Perambulando pela capital, a Cidade de Belize

Depois que voltamos do nosso passeio com os tubarões e de eu dar o abraço de gorjeta para a tripulação fomos dar uma volta pela cidade de Belize. Cara, vou te contar, caminhar pela Cidade de Belize foi aqueles momentos em que você dá valor em ter nascido no Brasil. Cara, a cidade era toda zoada, suja, com umas construções caindo aos pedaços. Não vimos um edifício de apartamentos ou coisa do tipo. Sério, era uma desolação parecida com o que eu vi em Georgetown quando viajei à Guiana ou ao Haiti. 
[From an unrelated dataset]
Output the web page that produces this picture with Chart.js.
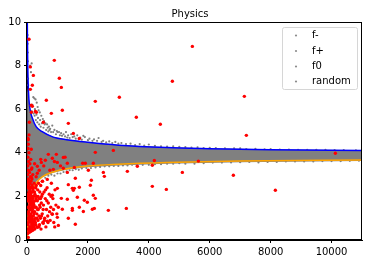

Visitamos a “Biblioteca Nacional” que devia ser menor que a biblioteca que tinha na minha escola no Maranhão e o “Museu Nacional” que devia ser menor do que a casa que muita gente mora no Brasil. O melhor do museu mesmo foi só que lá tinha um ar-condicionado moendo de frio, então valeu os sete dólares americanos que tivemos que pagar por pessoa para poder entrar. O prédio do museu nacional era uma ex-prisão, então até tinha umas coisas legais por lá. Além disso, também tinha uma ala sobre escravidão que eu achei bem interessante.

Biblioteca Nacional

Mas o que mais me chamou a mesmo a atenção foi o fato de que a gente estava caminhando na capital de um país e simplesmente quase não havia ninguém nas ruas. Em plena quarta feira. Cara, aquilo me chamou a atenção demais. Andamos, caminhamos pelas ruas e depois voltamos pro nosso barco que estava lá no meio do mar. Infelizmente no outro dia, ainda tínhamos mais uma parada marcada em outra praia do México. Mas, cara, acredita que o barco não parou? O comandante do navio falou que não conseguiu fazer as manobras porque segundo ele “o vento tava muito forte” e simplesmente cancelaram um dia nosso de passeio. Cara, o barbeiro do italiano não conseguiu fazer a baliza direito e cancelou o nosso passeio. Pelo menos deu para a gente descansar um pouco. E bem, ainda bem que Belize deu certo, porque foi o local mais legal que eu fui em toda essa minha viagem.